[Begin]

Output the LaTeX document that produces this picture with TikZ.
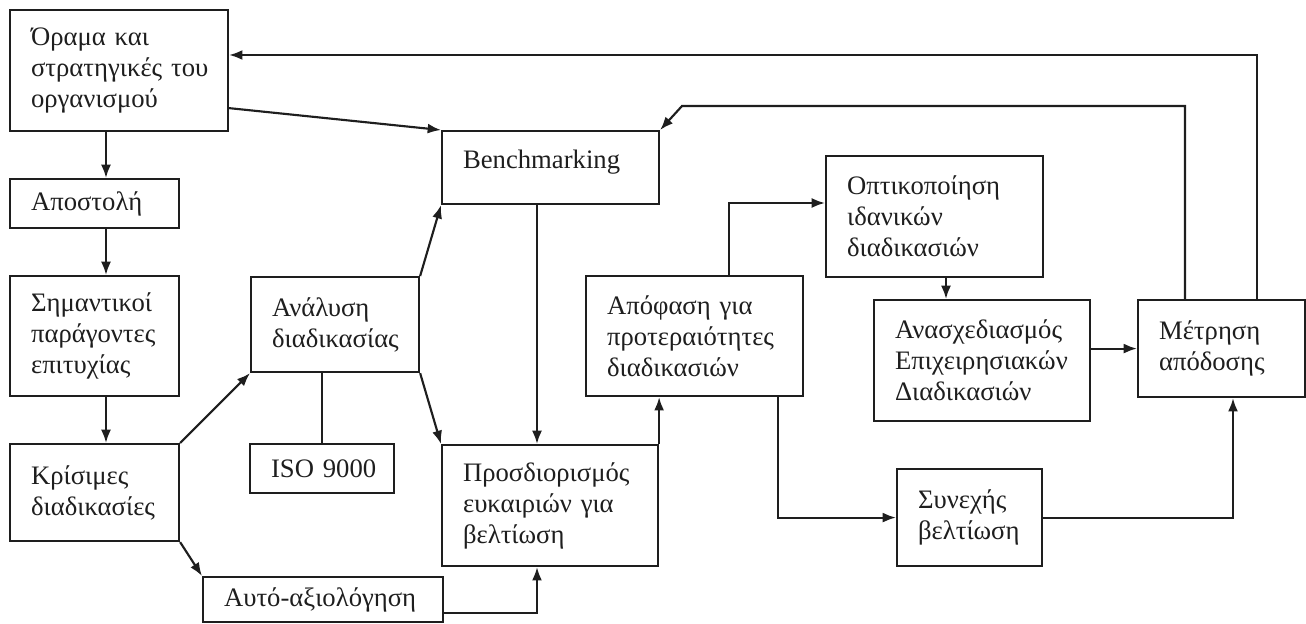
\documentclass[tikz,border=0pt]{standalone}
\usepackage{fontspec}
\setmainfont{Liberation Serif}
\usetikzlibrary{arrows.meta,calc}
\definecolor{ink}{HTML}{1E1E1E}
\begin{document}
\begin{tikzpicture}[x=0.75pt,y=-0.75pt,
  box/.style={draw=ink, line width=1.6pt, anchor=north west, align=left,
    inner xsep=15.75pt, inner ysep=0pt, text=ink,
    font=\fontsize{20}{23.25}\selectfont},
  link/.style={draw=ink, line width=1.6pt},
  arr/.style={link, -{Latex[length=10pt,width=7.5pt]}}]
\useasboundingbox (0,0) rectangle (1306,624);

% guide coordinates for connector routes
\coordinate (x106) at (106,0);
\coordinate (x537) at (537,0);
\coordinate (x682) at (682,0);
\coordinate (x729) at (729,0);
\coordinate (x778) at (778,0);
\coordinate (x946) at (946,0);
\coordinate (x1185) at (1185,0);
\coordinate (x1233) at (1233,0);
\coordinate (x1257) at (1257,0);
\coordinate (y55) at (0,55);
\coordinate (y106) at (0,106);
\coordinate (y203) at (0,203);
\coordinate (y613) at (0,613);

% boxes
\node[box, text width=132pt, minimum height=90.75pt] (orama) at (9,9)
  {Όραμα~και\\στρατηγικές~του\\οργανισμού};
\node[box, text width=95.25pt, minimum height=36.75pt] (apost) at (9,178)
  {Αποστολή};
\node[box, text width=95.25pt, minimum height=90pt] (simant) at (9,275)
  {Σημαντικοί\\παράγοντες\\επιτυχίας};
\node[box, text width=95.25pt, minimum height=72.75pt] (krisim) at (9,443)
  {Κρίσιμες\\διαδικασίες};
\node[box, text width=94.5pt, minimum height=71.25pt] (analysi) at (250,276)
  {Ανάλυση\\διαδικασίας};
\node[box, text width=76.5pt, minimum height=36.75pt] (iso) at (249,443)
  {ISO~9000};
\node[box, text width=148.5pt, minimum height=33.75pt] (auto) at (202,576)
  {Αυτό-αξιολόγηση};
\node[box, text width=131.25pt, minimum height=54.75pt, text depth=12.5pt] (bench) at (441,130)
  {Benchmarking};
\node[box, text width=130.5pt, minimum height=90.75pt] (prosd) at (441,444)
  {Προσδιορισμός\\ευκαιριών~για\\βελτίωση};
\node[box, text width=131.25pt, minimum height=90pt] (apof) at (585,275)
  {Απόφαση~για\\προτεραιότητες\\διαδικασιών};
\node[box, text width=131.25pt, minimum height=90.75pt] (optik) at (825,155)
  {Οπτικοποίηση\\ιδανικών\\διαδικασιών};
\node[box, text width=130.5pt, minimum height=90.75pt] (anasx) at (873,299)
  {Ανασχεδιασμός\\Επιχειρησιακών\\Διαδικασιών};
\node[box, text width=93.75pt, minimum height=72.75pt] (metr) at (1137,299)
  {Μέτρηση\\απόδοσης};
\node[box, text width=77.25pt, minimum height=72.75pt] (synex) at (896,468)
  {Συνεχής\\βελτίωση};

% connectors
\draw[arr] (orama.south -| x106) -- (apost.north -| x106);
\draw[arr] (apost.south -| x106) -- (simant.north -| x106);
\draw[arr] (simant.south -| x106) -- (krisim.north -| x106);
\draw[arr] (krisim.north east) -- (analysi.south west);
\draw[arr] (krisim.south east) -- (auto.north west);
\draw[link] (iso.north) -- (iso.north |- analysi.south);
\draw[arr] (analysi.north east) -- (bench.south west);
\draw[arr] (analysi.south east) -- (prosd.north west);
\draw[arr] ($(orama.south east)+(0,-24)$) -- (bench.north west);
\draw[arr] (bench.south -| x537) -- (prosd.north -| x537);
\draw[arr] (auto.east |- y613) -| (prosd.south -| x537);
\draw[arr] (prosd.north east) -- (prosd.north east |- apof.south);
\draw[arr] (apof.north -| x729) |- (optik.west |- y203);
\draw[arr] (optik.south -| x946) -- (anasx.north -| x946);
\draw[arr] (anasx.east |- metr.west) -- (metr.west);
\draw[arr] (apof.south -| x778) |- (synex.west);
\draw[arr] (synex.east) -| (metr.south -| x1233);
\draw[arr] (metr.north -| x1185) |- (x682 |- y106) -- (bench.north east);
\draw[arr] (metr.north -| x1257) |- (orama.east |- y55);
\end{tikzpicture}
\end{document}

[End]

## Problem statement
Skip the pictures and restate exactly the lines from the beginning of the listing to the line with "(0,0) rectangle (1306,624);", that line included.

## Solution for this task
Output the LaTeX document that produces this picture with TikZ.
\documentclass[tikz,border=0pt]{standalone}
\usepackage{fontspec}
\setmainfont{Liberation Serif}
\usetikzlibrary{arrows.meta,calc}
\definecolor{ink}{HTML}{1E1E1E}
\begin{document}
\begin{tikzpicture}[x=0.75pt,y=-0.75pt,
  box/.style={draw=ink, line width=1.6pt, anchor=north west, align=left,
    inner xsep=15.75pt, inner ysep=0pt, text=ink,
    font=\fontsize{20}{23.25}\selectfont},
  link/.style={draw=ink, line width=1.6pt},
  arr/.style={link, -{Latex[length=10pt,width=7.5pt]}}]
\useasboundingbox (0,0) rectangle (1306,624);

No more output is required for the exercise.